Os clubes precisam também contratar profissionais com mais qualidade para as comissões técnicas dos times principais e das categorias de base. No futebol, como em quase toda a sociedade brasileira, as pessoas são escolhidas e elogiadas muito mais pela amizade, sociabilidade e interesses comuns do que pela competência. "É dando que se recebe", uma praga nacional.
Vivemos ainda a época da propaganda, do espetáculo, da imagem, do que parece e não do que é. O importante é vender bem, não fazer bem. Algumas vezes vende-se também a alma, percebendo ou não. O interesse de outros países já chegou a alguns técnicos brasileiros e até à imprensa. Fui convidado para escrever numa revista da Ucrânia. Se aceitasse, como eles iriam traduzir cabeça-de-bagre, brucutu, pontapé e outros termos e palavras?
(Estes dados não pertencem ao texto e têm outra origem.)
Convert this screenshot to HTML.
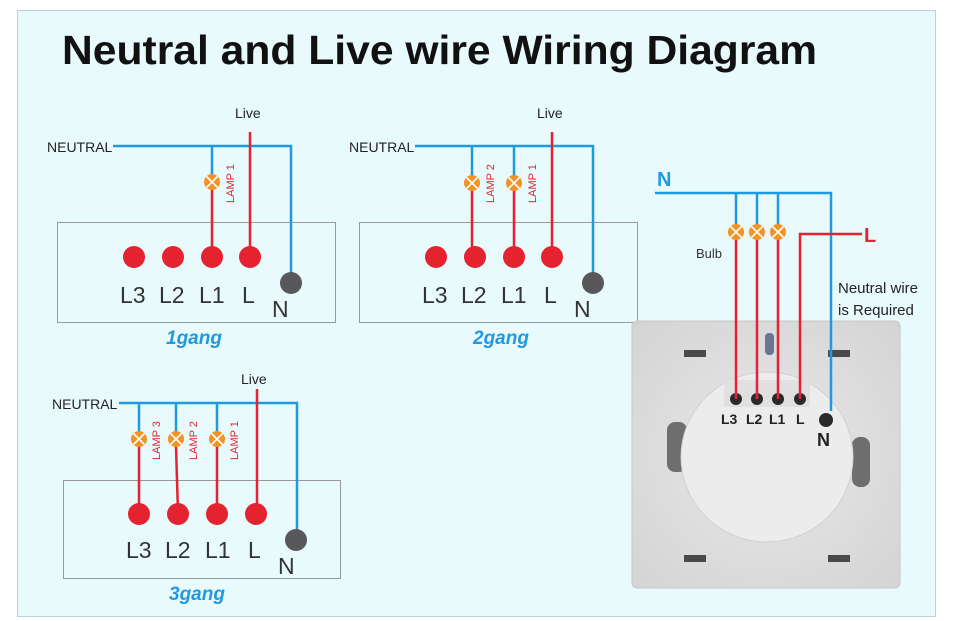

Os atletas só vão para o exterior se quiserem. Assim como eles adoram repetir gestos bobos e agressivos de companheiros, que mandam os torcedores do seu time e do adversário calarem a boca na comemoração de um gol, muitos jogadores querem ir para fora, para qualquer país, porque outros vão.
No final de suas carreiras, muitos lamentarão os momentos infelizes que passaram em lugares estranhos, a diminuição de prestígio e de chances de jogarem na seleção brasileira e a perda de dinheiro em outros contratos.
É preciso fazer alguma coisa para melhorar o futebol brasileiro. Ricardo Teixeira anunciou que, a partir do próximo ano, será a proibida a saída de jogadores durante o Brasileiro.
Mesmo quem não entende nada de futebol, desconfia que isso será derrubado na Justiça, pois obstrui a liberdade do cidadão de trabalhar onde quiser.
Em vez disso, seria melhor adaptar o calendário brasileiro ao europeu. Como os clubes da Europa só podem contratar antes do campeonato e no final ou início de ano, os times brasileiros perderiam poucos jogadores durante a competição.
Outras maneiras de amenizar a grave situação dos clubes são eles elaborarem melhor as multas rescisórias e o tempo dos contratos dos atletas e aumentarem a arrecadação com a venda de seus produtos e marcas.
É preciso ainda diminuir o número de times e a duração do Brasileiro, construir e reformar estádios, melhorar o conforto e a segurança dos torcedores e mudar o horário de 21h45.
O governo deveria financiar os clubes, como faz com qualquer empresa particular, ou o futebol, por ser um esporte de interesse público, deveria ser tratado de uma maneira especial? É um assunto polêmico. Uma coisa é certa: o governo não pode ajudar clubes que dão calotes e não pagam corretamente os impostos.
Futebol sem craques não dá. Em alguns instantes, me dá vontade de aprender os detalhes técnicos do basquete e do vôlei e me transformar num comentarista de um desses esportes. Poderia combinar umas aulas com o Wlamir Marques ou com o Mauricio Jahu. São apenas momentos de fantasias. O gostoso é ver um gol de craque.